A no to the wrong collaborator opens a yes to the right one. Setting limits is a prophylactic. “We can protect our collective joy, our queer joy, our relationships, and our connections by being clear about our expectations and needs,” Young says.

Quan echoes that sentiment, describing constraints as creative pleasure rather than deprivation. “To me, creativity is a kind of power, like that’s the kind of power that I enjoy,” she says. For her, withholding shapes a more authentic vision. 

Cuffs locates joy in boundaries even more explicitly — in reclaiming time, body, and power. Saying no, walking away from money, setting terms that feel good — each is a reclamation. “I don’t have to show up for anyone when I can’t show up for myself,” she says.

In a political moment defined by rampant transphobia, book bans targeting queer literature, legislative attacks on bodily autonomy, and the ongoing criminalization of sex work, boundaries and refusals are not just private choices.
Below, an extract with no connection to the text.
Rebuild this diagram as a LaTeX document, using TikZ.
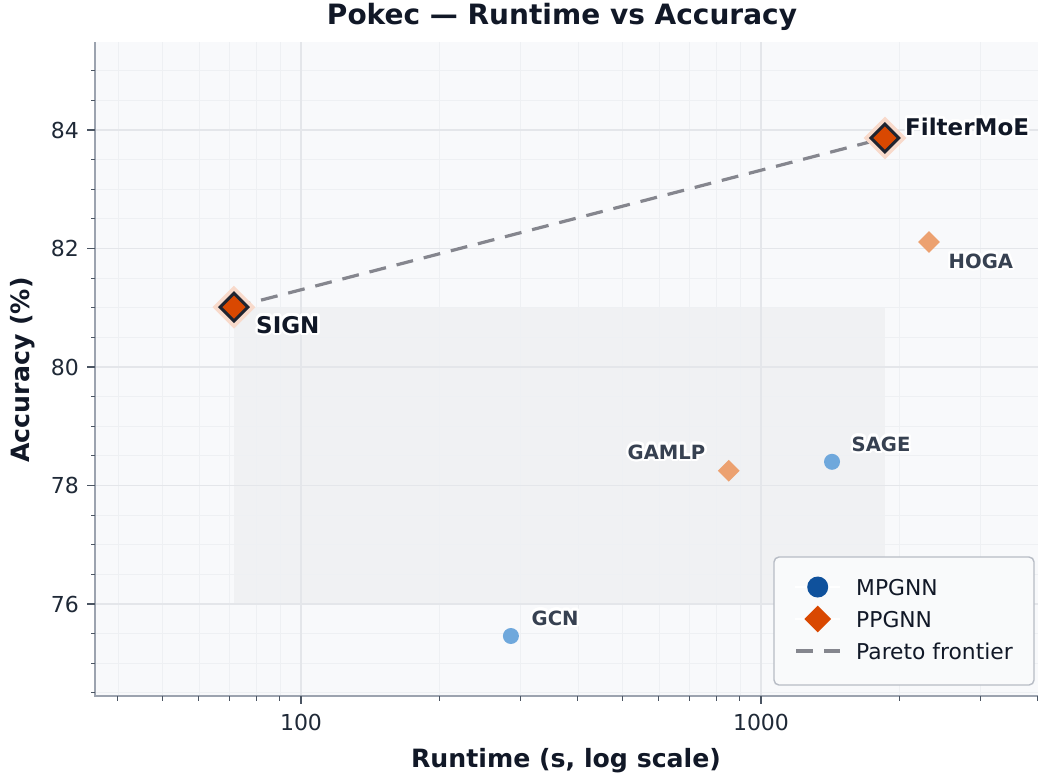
\documentclass[tikz,border=0pt]{standalone}
\usepackage{fontspec}
\setmainfont{DejaVu Sans}
\usepackage[copies]{contour}
\contourlength{2.4pt}
\contournumber{24}
\usetikzlibrary{shapes.geometric}

\definecolor{plotbg}{HTML}{F8F9FB}
\definecolor{boxshade}{HTML}{F0F1F3}
\definecolor{gridmajor}{HTML}{E4E6EA}
\definecolor{gridminor}{HTML}{EEF0F3}
\definecolor{spine}{HTML}{9CA3AF}
\definecolor{tickc}{HTML}{4B5563}
\definecolor{inkdark}{HTML}{111827}
\definecolor{inkmid}{HTML}{374151}
\definecolor{ticktext}{HTML}{1F2937}
\definecolor{ppgnn}{HTML}{D94801}
\definecolor{ppgnnlight}{HTML}{ECA170}
\definecolor{mpgnn}{HTML}{0F519C}
\definecolor{mpgnnlight}{HTML}{6FA8DC}
\definecolor{halo}{HTML}{F8DACB}
\definecolor{edgec}{HTML}{1F2430}
\definecolor{frontierc}{HTML}{85868E}
\definecolor{legendedge}{HTML}{B7BCC5}
\definecolor{legendbg}{HTML}{F9FAFB}

\tikzset{
  fsz/.style={font=\fontsize{#1}{#1}\selectfont},
  bfsz/.style={font=\bfseries\fontsize{#1}{#1}\selectfont},
  majorgrid/.style={draw=gridmajor, line width=1.1pt},
  minorgrid/.style={draw=gridminor, line width=0.8pt},
  majortick/.style={draw=tickc, line width=1.4pt},
  minortick/.style={draw=tickc, line width=1pt},
  ticklabel/.style={fsz=22, text=ticktext, inner sep=0pt},
  frontier/.style={draw=frontierc, line width=3.2pt, dash pattern=on 17pt off 11pt},
  halomark/.style={diamond, inner sep=0pt, minimum size=43pt, fill=halo},
  bestmark/.style={diamond, inner sep=0pt, minimum size=29pt, fill=ppgnn, draw=edgec, line width=3pt},
  ppmark/.style={diamond, inner sep=0pt, minimum size=22pt, fill=ppgnnlight},
  mpmark/.style={circle, inner sep=0pt, minimum size=16pt, fill=mpgnnlight},
  bestlabel/.style={anchor=base west, inner sep=0pt, bfsz=23, text=inkdark},
  ptlabel/.style={anchor=base west, inner sep=0pt, bfsz=19.6, text=inkmid},
  legendtext/.style={anchor=base west, inner sep=0pt, fsz=21.8, text=inkdark},
}

\begin{document}
\begin{tikzpicture}[x=1pt, y=-1pt,
  declare function={xp(\v)=301+460*log10(\v/100); yp(\a)=604-59.25*(\a-76);}]
\useasboundingbox (0,0) rectangle (1040,780);

% plot area and the dominated region under the frontier
\fill[plotbg] (95,42) rectangle (1038,696);
\fill[boxshade] ({xp(71.5)},{yp(76)}) rectangle ({xp(1860)},{yp(81.01)});

% minor grid
\foreach \v in {40,50,60,70,80,90,200,300,400,500,600,700,800,900,2000,3000}
  \draw[minorgrid] ({xp(\v)},42) -- ({xp(\v)},696);
\foreach \a in {74.5,75,...,85}
  \draw[minorgrid] (95,{yp(\a)}) -- (1038,{yp(\a)});
% major grid
\foreach \v in {100,1000}
  \draw[majorgrid] ({xp(\v)},42) -- ({xp(\v)},696);
\foreach \a in {76,78,...,84}
  \draw[majorgrid] (95,{yp(\a)}) -- (1038,{yp(\a)});

% spines
\draw[draw=spine, line width=1.6pt] (95,42) -- (95,696) -- (1038,696);

% x ticks
\foreach \v in {40,50,60,70,80,90,200,300,400,500,600,700,800,900,2000,3000,4000}
  \draw[minortick] ({xp(\v)},696) -- ({xp(\v)},700.5);
\foreach \v/\t in {100/100,1000/1000} {
  \draw[majortick] ({xp(\v)},696) -- ({xp(\v)},704);
  \node[ticklabel, anchor=base] (xt\v) at ({xp(\v)},730) {\t};
}
% y ticks
\foreach \a in {74.5,75,75.5,76.5,77,77.5,78.5,79,79.5,80.5,81,81.5,82.5,83,83.5,84.5,85}
  \draw[minortick] (95,{yp(\a)}) -- (90.5,{yp(\a)});
\foreach \a in {76,78,80,82,84} {
  \draw[majortick] (95,{yp(\a)}) -- (87,{yp(\a)});
  \node[ticklabel, anchor=east] (yt\a) at (79,{yp(\a)}) {\a};
}

% title and axis labels
\node[bfsz=28, text=inkdark, anchor=base, inner sep=0pt] (title) at (562,24) {Pokec — Runtime vs Accuracy};
\node[bfsz=25.2, text=inkdark, anchor=base, inner sep=0pt] (xlabel) at (566,767) {Runtime (s, log scale)};
\node[bfsz=25.2, text=inkdark, anchor=base, inner sep=0pt, rotate=90] (ylabel) at (29,370) {Accuracy (\%)};

% Pareto frontier
\coordinate (p-sign) at ({xp(71.5)},{yp(81.01)});
\coordinate (p-filtermoe) at ({xp(1860)},{yp(83.865)});
\draw[frontier] (p-sign) -- (p-filtermoe);

% methods
\node[mpmark] (gcn) at ({xp(286)},{yp(75.46)}) {};
\node[mpmark] (sage) at ({xp(1427)},{yp(78.40)}) {};
\node[ppmark] (gamlp) at ({xp(851)},{yp(78.25)}) {};
\node[ppmark] (hoga) at ({xp(2318)},{yp(82.11)}) {};
\node[halomark] (sign-halo) at (p-sign) {};
\node[bestmark] (sign) at (p-sign) {};
\node[halomark] (filtermoe-halo) at (p-filtermoe) {};
\node[bestmark] (filtermoe) at (p-filtermoe) {};

% method labels
\node[bestlabel] (lab-filtermoe) at (905,135) {\contour{white}{FilterMoE}};
\node[bestlabel] (lab-sign) at (256,333) {\contour{white}{SIGN}};
\node[ptlabel] (lab-hoga) at (948.5,268) {\contour{white}{HOGA}};
\node[ptlabel] (lab-gamlp) at (627.5,459) {\contour{white}{GAMLP}};
\node[ptlabel] (lab-sage) at (851.5,451) {\contour{white}{SAGE}};
\node[ptlabel] (lab-gcn) at (531.5,625) {\contour{white}{GCN}};

% legend
\draw[draw=legendedge, fill=legendbg, line width=1.4pt, rounded corners=5pt] (774,557) rectangle (1034,685);
\coordinate (lg1a) at (795,587); \coordinate (lg1b) at (840,587);
\coordinate (lg2a) at (795,619); \coordinate (lg2b) at (840,619);
\coordinate (lg3a) at (796,651); \coordinate (lg3b) at (839.5,651);
\draw[white, line width=2pt] (lg1a) -- (lg1b);
\draw[white, line width=2pt] (lg2a) -- (lg2b);
\node[circle, inner sep=0pt, minimum size=21pt, fill=mpgnn] (lg-mp) at (817.7,587) {};
\node[diamond, inner sep=0pt, minimum size=27pt, fill=ppgnn] (lg-pp) at (817.7,619) {};
\draw[frontier] (lg3a) -- (lg3b);
\node[legendtext] (lgt-mp) at (856,595) {MPGNN};
\node[legendtext] (lgt-pp) at (856,627) {PPGNN};
\node[legendtext] (lgt-fr) at (856,659) {Pareto frontier};
\end{tikzpicture}
\end{document}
They are collective, political strategies. Our joy is political.

Mistress Velvet knew this when she turned her domme sessions into lesson plans, insisting white submissives grapple with Black feminist thought to earn her attention. Cuffs, Young and Quan know it when they walk away from exploitation, infiltrate hostile industries, or reshape the spaces they inhabit. Sabotage isn’t nihilism. It’s survival. It’s creativity. It’s care.

Cuffs leaves us with a reminder: “Do what feels right for you. Don’t be influenced by the amount of money, the amount of power, what other people tell you it should look like. Slavery is over.”